The Rise and Fall of a Fintech Unicorn
Cushion, the fintech startup that once promised to revolutionize the buy now, pay later (BNPL) space, has officially shut its doors. After 8 years of grinding, over $20 million in funding, and a valuation that peaked at $82.4 million, the dream is over. Founder and CEO Paul Kesserwani announced the decision to wind down the company in a heartfelt LinkedIn post, marking the end of an era for the San Francisco-based innovator.
“I gave Cushion everything I had for 8+ years. While the outcome wasn’t what we hoped for, we built something that moved the industry forward — and I’m proud of that.”
Paul Kesserwani, Founder & CEO of Cushion
What Was Cushion?
Cushion wasn’t just another fintech startup. It was a game-changer. Dubbed the “Plaid for BNPL,” Cushion offered a consumer app that:
- Analyzed transaction histories from users’ bank accounts
- Identified hidden fees and charges
- Automated negotiations to get refunds on behalf of users
And here’s the kicker: Cushion only made money when its users did. The company took a commission on any refunds it secured, aligning its incentives perfectly with its customers. Genius, right?

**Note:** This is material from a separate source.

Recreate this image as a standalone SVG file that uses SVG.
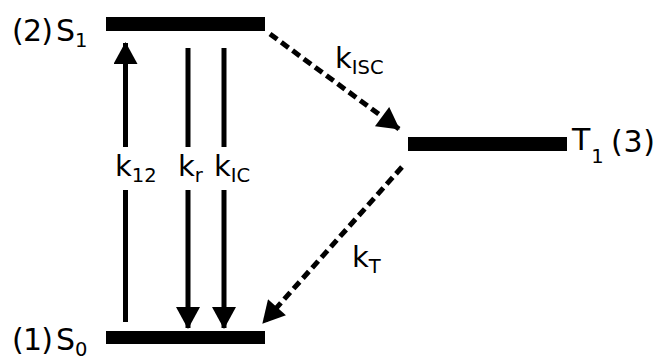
<svg xmlns="http://www.w3.org/2000/svg" width="659" height="359" viewBox="0 0 659 359">
<defs>
<style>
.lvl{fill:#000}
.t{font-family:"DejaVu Sans",Verdana,sans-serif;font-size:29px;fill:#000}
.L{font-size:30px}
.sub{font-size:19.5px}
.ar{stroke:#000;stroke-width:5;fill:none}
.da{stroke-dasharray:9 5}
</style>
<marker id="ah" markerUnits="userSpaceOnUse" markerWidth="24" markerHeight="24" viewBox="0 0 22 24" refX="21" refY="12" orient="auto">
<path d="M0,0 L22,12 L0,24 Z" fill="#000"/>
</marker>
</defs>
<rect width="659" height="359" fill="#fff"/>
<g id="S1">
<rect class="lvl" x="106" y="17" width="159" height="14"/>
<text class="t L" x="12" y="41" textLength="41">(2)</text>
<text class="t L" x="56" y="41">S<tspan class="sub" dy="6">1</tspan></text>
</g>
<g id="S0">
<rect class="lvl" x="106" y="331" width="159" height="13"/>
<text class="t L" x="12" y="350" textLength="41">(1)</text>
<text class="t L" x="56" y="350">S<tspan class="sub" dy="5.5">0</tspan></text>
</g>
<g id="T1">
<rect class="lvl" x="408" y="137" width="159" height="14"/>
<text class="t L" x="572" y="150">T<tspan class="sub" dx="1" dy="13">1</tspan></text>
<text class="t L" x="611" y="152" textLength="44">(3)</text>
</g>
<g id="connectors">
<line class="ar" x1="125.5" y1="322" x2="125.5" y2="190"/>
<line class="ar" x1="125.5" y1="147" x2="125.5" y2="43" marker-end="url(#ah)"/>
<line class="ar" x1="188" y1="48" x2="188" y2="147"/>
<line class="ar" x1="188" y1="190" x2="188" y2="328" marker-end="url(#ah)"/>
<line class="ar" x1="224" y1="48" x2="224" y2="147"/>
<line class="ar" x1="224" y1="190" x2="224" y2="328" marker-end="url(#ah)"/>
<line class="ar da" x1="270" y1="34" x2="399" y2="129" marker-end="url(#ah)"/>
<line class="ar da" x1="402" y1="167" x2="263" y2="323" marker-end="url(#ah)"/>
<text class="t" x="115" y="176">k<tspan class="sub" dy="6">12</tspan></text>
<text class="t" x="178" y="176">k<tspan class="sub" dy="6">r</tspan></text>
<text class="t" x="214" y="176">k<tspan class="sub" dy="6">IC</tspan></text>
<text class="t" x="335" y="68">k<tspan class="sub" dy="6">ISC</tspan></text>
<text class="t" x="352" y="267">k<tspan class="sub" dy="6">T</tspan></text>
</g>
</svg>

The Spark That Lit the Fire
Kesserwani’s inspiration for Cushion came from a personal pain point. After leaving Twitter, he took a break to figure out his next move. During this time, he helped his parents manage their bank accounts while they were traveling in Lebanon. Due to strict bank security policies, they couldn’t access their accounts remotely, leading to a mountain of fees. When Kesserwani dug into his own accounts, he discovered he’d been hit with $400 in fees he never agreed to. That’s when the lightbulb went off.
The Numbers Don’t Lie
Cushion wasn’t just a good idea — it was a proven concept. Here’s what the company achieved:
- $3M ARR in 10 months: A meteoric rise in revenue
- $300M+ in BNPL loans processed: A testament to its impact
- 1M+ consumers onboarded: With over 200,000 paying customers
But despite these wins, Cushion couldn’t scale fast enough to sustain the business. The harsh reality of the startup world struck hard.
2025: A Brutal Year for Startups
Cushion’s shutdown is part of a larger trend. 2025 is shaping up to be a bloodbath for startups, especially in fintech. Just last December, another fintech giant, Bench, shut down abruptly — only to be acquired days later. The message is clear: even the brightest stars can burn out.

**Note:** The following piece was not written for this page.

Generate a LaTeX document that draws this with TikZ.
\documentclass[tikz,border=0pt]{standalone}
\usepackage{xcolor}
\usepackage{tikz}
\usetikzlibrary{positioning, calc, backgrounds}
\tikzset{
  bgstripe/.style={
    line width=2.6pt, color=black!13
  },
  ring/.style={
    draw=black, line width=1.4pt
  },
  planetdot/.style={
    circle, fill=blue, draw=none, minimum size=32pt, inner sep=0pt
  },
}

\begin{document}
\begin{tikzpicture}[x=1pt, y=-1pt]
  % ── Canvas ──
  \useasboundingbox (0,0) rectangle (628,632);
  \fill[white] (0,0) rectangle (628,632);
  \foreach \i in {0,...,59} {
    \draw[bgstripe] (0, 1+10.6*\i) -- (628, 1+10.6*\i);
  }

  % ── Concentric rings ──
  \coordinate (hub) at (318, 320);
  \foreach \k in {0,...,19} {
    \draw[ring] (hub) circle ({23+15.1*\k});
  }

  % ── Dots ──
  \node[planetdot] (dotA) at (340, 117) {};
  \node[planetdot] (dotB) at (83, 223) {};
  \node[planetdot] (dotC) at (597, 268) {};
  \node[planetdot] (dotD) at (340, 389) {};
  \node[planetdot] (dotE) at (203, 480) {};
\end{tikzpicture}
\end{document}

What’s Next for Kesserwani?
In his LinkedIn post, Kesserwani expressed pride in what Cushion accomplished and excitement for the future. While the journey didn’t end as planned, he leaves behind a legacy of innovation and a blueprint for others to build upon.
“As for me, I’m excited for what’s next.”
Paul Kesserwani
Final Thoughts
Cushion’s story is a reminder that even the most promising startups face insurmountable challenges. But it’s also a testament to the power of innovation and perseverance. While the company may be gone, its impact on the fintech industry will linger for years to come.